Parent and Purchaser will not pay any fees or commissions to any broker or dealer or other person (other than the Depositary and the Information Agent, as described in the Offer to Purchase) for soliciting tenders of Shares pursuant to the Offer. Parent will reimburse brokers, dealers, commercial banks and trust companies and other nominees, upon request, for customary clerical and mailing expenses incurred by them in forwarding the enclosed materials to their customers.
Purchaser will pay or cause to be paid all stock transfer taxes applicable to its purchase of Shares pursuant to the Offer, subject to Instruction 6 of the Letter of Transmittal.
In order to take advantage of the Offer, a duly executed and properly completed Letter of Transmittal (or a manually signed facsimile thereof), with any required signature guarantees, or an Agent’s Message in connection with a book-entry transfer of Shares, and any other required documents, should be sent to the Depositary, and certificates representing the tendered Shares should be delivered or such Shares should be tendered by book-entry transfer, all in accordance with the instructions contained in the Letter of Transmittal and in the Offer to Purchase.
If holders of Shares wish to tender, but it is impracticable for them to forward their certificates or other required documents or to complete the procedures for delivery by book-entry transfer prior to the expiration of the Offer, a tender may be effected by following the guaranteed delivery procedures described in Section 2 of the Offer to Purchase.

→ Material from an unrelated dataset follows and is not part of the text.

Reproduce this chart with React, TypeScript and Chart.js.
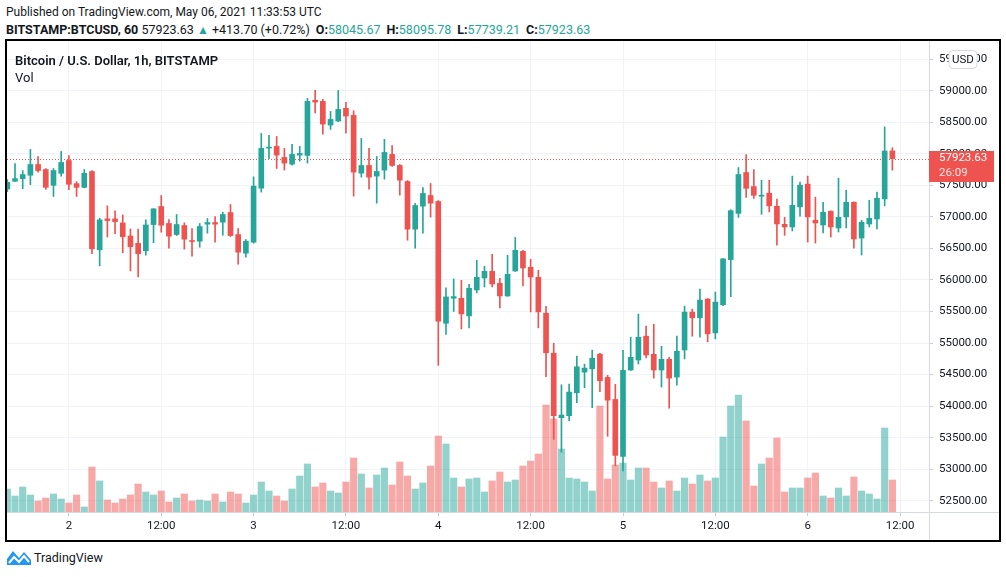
import React, { useEffect, useRef } from "react";
import { Chart, registerables } from "chart.js";

Chart.register(...registerables);

// ---- data (hourly candles, BITSTAMP BTC/USD, May 1 16:00 -> May 6 11:00 UTC) ----
const opens = [
  57441, 57564, 57606, 57660, 57830, 57750, 57500, 57691, 57894, 57527,
  57468, 57718, 56478, 56968, 56968, 56904, 56697, 56580, 56463, 56878,
  57164, 56895, 56720, 56863, 56625, 56614, 56884, 56910, 56916, 57069,
  56720, 56424, 56598, 57455, 58090, 58117, 57942, 57836, 57979, 57974,
  58847, 58831, 58455, 58519, 58720, 58609, 57693, 57815, 57646, 57741,
  57990, 57815, 57561, 56805, 57170, 57339, 57244, 55313, 55710, 55709,
  55430, 55841, 56031, 56136, 55947, 55746, 56142, 56453, 56200, 56042,
  55472, 54839, 53816, 53848, 54212, 54539, 54591, 54824, 54455, 54105,
  53202, 54572, 54731, 55108, 54821, 54572, 54741, 54460, 54890, 55490,
  55400, 55697, 55161, 55607, 56323, 57055, 57703, 57480, 57328, 57375,
  57168, 56882, 56840, 57158, 57519, 56946, 56871, 57089, 56824, 56999,
  57232, 56664, 56887, 56967, 57285, 58045.67,
];
const highs = [
  57590, 57846, 57734, 58069, 57957, 57766, 57766, 58037, 57973, 57558,
  57750, 57734, 56979, 57175, 57096, 57032, 56808, 56808, 56952, 57128,
  57339, 56958, 57037, 56905, 56815, 56895, 56974, 57006, 57074, 57196,
  56815, 56641, 57635, 58323, 58291, 58275, 58085, 58148, 58117, 58878,
  59005, 58862, 58672, 59005, 58815, 58683, 58244, 58085, 57958, 58228,
  58132, 57830, 57575, 57212, 57466, 57529, 57260, 55874, 56016, 55994,
  55931, 56310, 56216, 56405, 56026, 56390, 56674, 56469, 56326, 56152,
  55583, 54997, 54338, 54349, 54792, 54665, 54887, 54835, 54487, 54344,
  54885, 55092, 55458, 55267, 55299, 54948, 54773, 55108, 55585, 55538,
  55856, 55705, 55808, 56340, 57114, 57782, 57989, 57751, 57582, 57582,
  57280, 56993, 57646, 57550, 57646, 57312, 57232, 57095, 57614, 57423,
  57240, 56946, 57264, 57391, 58426, 58095.78,
];
const lows = [
  57400, 57560, 57447, 57511, 57707, 57436, 57324, 57644, 57431, 57324,
  57460, 56415, 56223, 56681, 56734, 56431, 56143, 56048, 56393, 56590,
  56757, 56503, 56704, 56487, 56376, 56519, 56741, 56598, 56709, 56688,
  56249, 56360, 56582, 57392, 57921, 57767, 57741, 57820, 57884, 57852,
  58646, 58312, 58386, 58510, 58328, 57328, 57630, 57439, 57217, 57598,
  57799, 57344, 56630, 56503, 56741, 56995, 54646, 55138, 55500, 55224,
  55240, 55794, 55889, 55889, 55556, 55740, 56135, 55904, 55493, 55240,
  54465, 53474, 53268, 53769, 54054, 54291, 53975, 54228, 53521, 53054,
  52974, 54565, 54667, 54763, 54444, 54301, 53966, 54333, 54747, 55108,
  55092, 55018, 55065, 55591, 55734, 56992, 57310, 57294, 57041, 57078,
  56553, 56707, 56776, 57009, 56601, 56585, 56744, 56680, 56760, 56824,
  56505, 56394, 56840, 56808, 57174, 57739.21,
];
const closes = [
  57548, 57606, 57670, 57830, 57734, 57468, 57734, 57862, 57516, 57468,
  57691, 56494, 56952, 56941, 56925, 56686, 56526, 56415, 56872, 57128,
  56868, 56694, 56879, 56646, 56609, 56847, 56910, 56884, 57037, 56704,
  56440, 56614, 57487, 58085, 58106, 57979, 57852, 57990, 58005, 58831,
  58820, 58471, 58545, 58704, 58598, 57709, 57815, 57630, 57720, 58021,
  57815, 57582, 56805, 57180, 57371, 57217, 55345, 55731, 55736, 55461,
  55868, 56042, 56136, 55936, 55746, 56089, 56469, 56189, 56047, 55493,
  54845, 53848, 53858, 54222, 54623, 54602, 54760, 54402, 54094, 53218,
  54566, 54773, 55092, 54810, 54572, 54741, 54444, 54869, 55490, 55400,
  55681, 55145, 55649, 56334, 57098, 57671, 57453, 57342, 57344, 57174,
  56887, 56840, 57184, 57503, 56999, 56903, 57073, 56840, 56993, 57232,
  56649, 56914, 56977, 57296, 58044, 57923.63,
];
const volumes = [
  69, 48, 75, 51, 33, 42, 54, 39, 27, 51,
  15, 135, 93, 36, 27, 39, 51, 84, 60, 51,
  63, 30, 42, 54, 33, 36, 33, 54, 30, 60,
  54, 27, 51, 90, 63, 48, 33, 69, 108, 144,
  75, 87, 63, 57, 90, 162, 114, 72, 111, 132,
  81, 150, 108, 69, 87, 138, 228, 204, 102, 75,
  99, 102, 60, 93, 120, 90, 96, 138, 153, 174,
  321, 279, 189, 102, 99, 90, 63, 318, 99, 141,
  147, 96, 132, 132, 90, 72, 93, 63, 102, 84,
  111, 93, 102, 225, 318, 351, 273, 78, 144, 162,
  222, 60, 72, 72, 102, 117, 48, 42, 72, 48,
  105, 63, 54, 39, 252, 96,
];
const timeTickHours = [8, 20, 32, 44, 56, 68, 80, 92, 104, 116];
const timeTickLabels = ["2", "12:00", "3", "12:00", "4", "12:00", "5", "12:00", "6", "12:00"];
const priceTicks = [52500, 53000, 53500, 54000, 54500, 55000, 55500, 56000, 56500, 57000, 57500, 58000, 58500, 59000, 59500];
const countdown = "26:09";
const changeText = "+413.70 (+0.72%)";

const UP = "#26a69a";
const DOWN = "#ef5350";
const UP_VOL = "rgba(38,166,154,0.5)";
const DOWN_VOL = "rgba(239,83,80,0.5)";
const TEXT = "#131722";
const FONT = "Roboto, 'Liberation Sans', sans-serif";

const last = closes.length - 1;

const overlayPlugin = {
  id: "tvOverlay",
  beforeDatasetsDraw(chart: any) {
    const { ctx, chartArea, scales } = chart;
    const py = Math.round(scales.y.getPixelForValue(closes[last])) + 0.5;
    ctx.save();
    ctx.strokeStyle = DOWN;
    ctx.lineWidth = 1;
    ctx.setLineDash([1, 2]);
    ctx.beginPath();
    ctx.moveTo(chartArea.left, py);
    ctx.lineTo(chartArea.right, py);
    ctx.stroke();
    ctx.restore();
  },
  afterDraw(chart: any) {
    const { ctx, chartArea, scales } = chart;
    const W = chart.width;
    const H = chart.height;
    ctx.save();
    ctx.strokeStyle = "#d6d9e0";
    ctx.lineWidth = 1;
    const rx = Math.round(chartArea.right) + 0.5;
    const by = Math.round(chartArea.bottom) + 0.5;
    ctx.beginPath();
    ctx.moveTo(rx, 0);
    ctx.lineTo(rx, H);
    ctx.moveTo(0, by);
    ctx.lineTo(W, by);
    ctx.stroke();
    const py = scales.y.getPixelForValue(closes[last]);
    ctx.fillStyle = DOWN;
    ctx.fillRect(rx - 0.5, Math.round(py) - 8, 65, 31);
    ctx.fillStyle = "#ffffff";
    ctx.font = `11.5px ${FONT}`;
    ctx.textBaseline = "middle";
    ctx.textAlign = "left";
    ctx.fillText(closes[last].toFixed(2), rx + 9.5, py);
    ctx.fillStyle = "rgba(255,255,255,0.85)";
    ctx.fillText(countdown, rx + 9.5, py + 15);
    const bx = rx + 19.5;
    const bw = 28;
    const byy = 9.5;
    const bh = 18;
    ctx.beginPath();
    ctx.roundRect(bx, byy, bw, bh, 4);
    ctx.fillStyle = "#ffffff";
    ctx.fill();
    ctx.strokeStyle = "#d6d9e0";
    ctx.stroke();
    ctx.fillStyle = TEXT;
    ctx.textAlign = "center";
    ctx.fillText("USD", bx + bw / 2, byy + bh / 2 + 0.5);
    ctx.restore();
  },
};

function ChartView() {
  const ref = useRef<HTMLCanvasElement | null>(null);
  useEffect(() => {
    if (!ref.current) return;
    const candleColor = opens.map((o, i) => (closes[i] >= o ? UP : DOWN));
    const volColor = opens.map((o, i) => (closes[i] >= o ? UP_VOL : DOWN_VOL));
    const chart = new Chart(ref.current, {
      type: "bar",
      data: {
        datasets: [
          {
            label: "body",
            data: opens.map((o, i) => ({ x: i, y: [o, closes[i]] })) as any,
            backgroundColor: candleColor,
            borderWidth: 0,
            barThickness: 5,
            maxBarThickness: 5,
            minBarLength: 1,
            grouped: false,
            order: 0,
            yAxisID: "y",
          },
          {
            label: "wick",
            data: lows.map((l, i) => ({ x: i, y: [l, highs[i]] })) as any,
            backgroundColor: candleColor,
            borderWidth: 0,
            barThickness: 1,
            maxBarThickness: 1,
            grouped: false,
            order: 1,
            yAxisID: "y",
          },
          {
            label: "volume",
            data: volumes.map((v, i) => ({ x: i, y: v })) as any,
            backgroundColor: volColor,
            borderWidth: 0,
            barThickness: 6.5,
            maxBarThickness: 6.5,
            grouped: false,
            order: 2,
            yAxisID: "yVol",
          },
        ],
      },
      options: {
        animation: false,
        responsive: false,
        events: [],
        layout: { padding: 0 },
        plugins: { legend: { display: false }, tooltip: { enabled: false } },
        font: { family: FONT },
        scales: {
          x: {
            type: "linear",
            min: -0.04,
            max: 119.76,
            offset: false,
            position: "bottom",
            grid: { color: "#f0f3fa", offset: false, tickLength: 4, tickColor: "#c9ccd4", drawTicks: true },
            border: { display: false },
            afterBuildTicks: (s: any) => {
              s.ticks = timeTickHours.map((v) => ({ value: v }));
            },
            ticks: {
              callback: (_v: any, i: number) => timeTickLabels[i],
              autoSkip: false,
              maxRotation: 0,
              padding: 3,
              color: TEXT,
              font: { family: FONT, size: 11.5 },
            },
            afterFit: (s: any) => {
              s.height = 28;
              s.paddingLeft = 0;
              s.paddingRight = 0;
            },
          },
          y: {
            type: "linear",
            position: "right",
            min: 52321,
            max: 59788,
            grid: { color: "#f0f3fa", tickLength: 4, tickColor: "#c9ccd4", drawTicks: true },
            border: { display: false },
            afterBuildTicks: (s: any) => {
              s.ticks = priceTicks.map((v) => ({ value: v }));
            },
            ticks: {
              callback: (v: any) => Number(v).toFixed(2),
              autoSkip: false,
              padding: 6,
              color: TEXT,
              font: { family: FONT, size: 11.5 },
            },
            afterFit: (s: any) => {
              s.width = 70;
              s.paddingTop = 0;
              s.paddingBottom = 0;
            },
          },
          yVol: {
            type: "linear",
            display: false,
            min: 0,
            max: 1413,
          },
        },
      } as any,
      plugins: [overlayPlugin],
    });
    return () => chart.destroy();
  }, []);
  return <canvas ref={ref} width={992} height={499} style={{ display: "block", width: 992, height: 499 }} />;
}

export default function App() {
  const bold = { fontWeight: 700 } as const;
  const teal = { color: UP } as const;
  return (
    <div
      style={{
        position: "absolute",
        left: 0,
        top: 0,
        width: 1006,
        height: 577,
        background: "#ffffff",
        fontFamily: FONT,
        color: TEXT,
        overflow: "hidden",
      }}
    >
      <div style={{ position: "absolute", left: 6, top: 5, fontSize: 12, lineHeight: "15px", whiteSpace: "nowrap" }}>
        Published on TradingView.com, May 06, 2021 11:33:53 UTC
      </div>
      <div style={{ position: "absolute", left: 6, top: 22, fontSize: 12.5, lineHeight: "15px", whiteSpace: "nowrap" }}>
        <span style={bold}>BITSTAMP:BTCUSD, 60</span> {closes[last].toFixed(2)}{" "}
        <span style={{ ...teal, fontSize: 12 }}>▲</span> {changeText}
        <span style={{ ...bold, marginLeft: 6 }}>O:</span>
        <span style={teal}>{opens[last].toFixed(2)}</span>
        <span style={{ ...bold, marginLeft: 6 }}>H:</span>
        <span style={teal}>{highs[last].toFixed(2)}</span>
        <span style={{ ...bold, marginLeft: 6 }}>L:</span>
        <span style={teal}>{lows[last].toFixed(2)}</span>
        <span style={{ ...bold, marginLeft: 6 }}>C:</span>
        <span style={teal}>{closes[last].toFixed(2)}</span>
      </div>
      <div
        style={{
          position: "absolute",
          left: 5,
          top: 39,
          width: 996,
          height: 503,
          boxSizing: "border-box",
          border: "2px solid #000000",
        }}
      >
        <div style={{ position: "relative", width: 992, height: 499 }}>
          <ChartView />
          <div
            style={{
              position: "absolute",
              left: 8,
              top: 12,
              fontSize: 13,
              fontWeight: 600,
              lineHeight: "15px",
              whiteSpace: "nowrap",
            }}
          >
            Bitcoin / U.S. Dollar, 1h, BITSTAMP
          </div>
          <div style={{ position: "absolute", left: 8, top: 29, fontSize: 13, lineHeight: "15px" }}>Vol</div>
        </div>
      </div>
      <div style={{ position: "absolute", left: 7, top: 549, display: "flex", alignItems: "center", gap: 3 }}>
        <svg width="24" height="17" viewBox="0 0 24 17">
          <path d="M0 16 L0 10 L6 2 L12 9 L17 3 L24 11 L24 16 Z" fill="#2196f3" />
          <path d="M2 14 L7 8 L12 13 L17 7 L22 13" stroke="#ffffff" strokeWidth="2" fill="none" />
        </svg>
        <span style={{ fontSize: 12.5, lineHeight: "17px" }}>TradingView</span>
      </div>
    </div>
  );
}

Any inquiries you may have with respect to the Offer should be addressed to, and additional copies of the enclosed materials may be obtained from, the Information Agent at its address and telephone number set forth on the back cover of the Offer to Purchase.
Very truly yours,
Georgeson Shareholder Communications Inc.
NOTHING CONTAINED HEREIN OR IN THE ENCLOSED DOCUMENTS WILL CONSTITUTE YOU THE AGENT OF PURCHASER, PARENT, PHILIPS, SCA, STEPHENS, INTERTRUST, THE INFORMATION AGENT, THE DEPOSITARY OR ANY AFFILIATE OF ANY OF THE FOREGOING, OR AUTHORIZE YOU OR ANY OTHER PERSON TO USE ANY DOCUMENT OR MAKE ANY STATEMENT ON BEHALF OF ANY OF THEM IN CONNECTION WITH THE OFFER OTHER THAN THE DOCUMENTS ENCLOSED HEREWITH AND THE STATEMENTS CONTAINED THEREIN.